Profile photo of Olga Touloumi

Olga Touloumi

Roles:
Author, Reviewer, Section Editor

Affiliation:
Bard College

Country:
United States

Biography


Olga Touloumi is Assistant Professor of Architectural History at Bard College. Her research concerns the role of architecture and media in 20th-century forms of liberal internationalism. Her book project The Global Interior: Modern Architecture and Worldmaking in the United Nations concerns the design and building of 20th-century public platforms for multilateralism and international relations. Touloumi has coedited Sound Modernities: Architecture, Media, and Design, a special issue of The Journal of Architecture that investigates how acoustics and mass media, such as the radio and the telephone, transformed modern architectural culture during the 20th century; and Computer Architectures: Constructing the Common Ground, 1945-1980, a volume of essays about the exchanges between designers and technologists that shaped computational discourses and practices in European and North American institutions. Her essay “Development Media” is forthcoming with the Aggregate edited volume Systems and the South. She has presented her work internationally and her writing has appeared in numerous journals and edited volumes, among them the Journal of the Society of Architectural Historians, Buildings & Landscapes, Journal of Architecture, and Harvard Design Magazine.
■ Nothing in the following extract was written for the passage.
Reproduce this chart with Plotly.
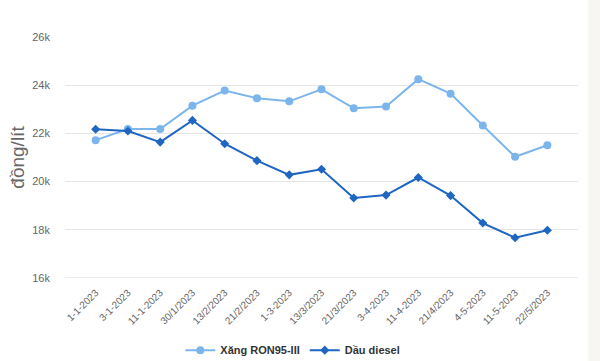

She has been a visiting scholar at the Max Planck Institute for the History of Science and her research has been awarded fellowships and research grants from the National Endowment of the Humanities, Bard College, Harvard University, the Alexander S. Onassis Foundation, the Canadian Center for Architecture, and the Propondis Foundation. Touloumi is the cofounder of the Feminist Art and Architectural Collaborative (FAAC) and board member of the Center for Critical Studies in Architecture. She holds a PhD from Harvard University and a master of science from the Massachusetts Institute of Technology. Before arriving at Bard, she taught architectural history at MIT and at Harvard University.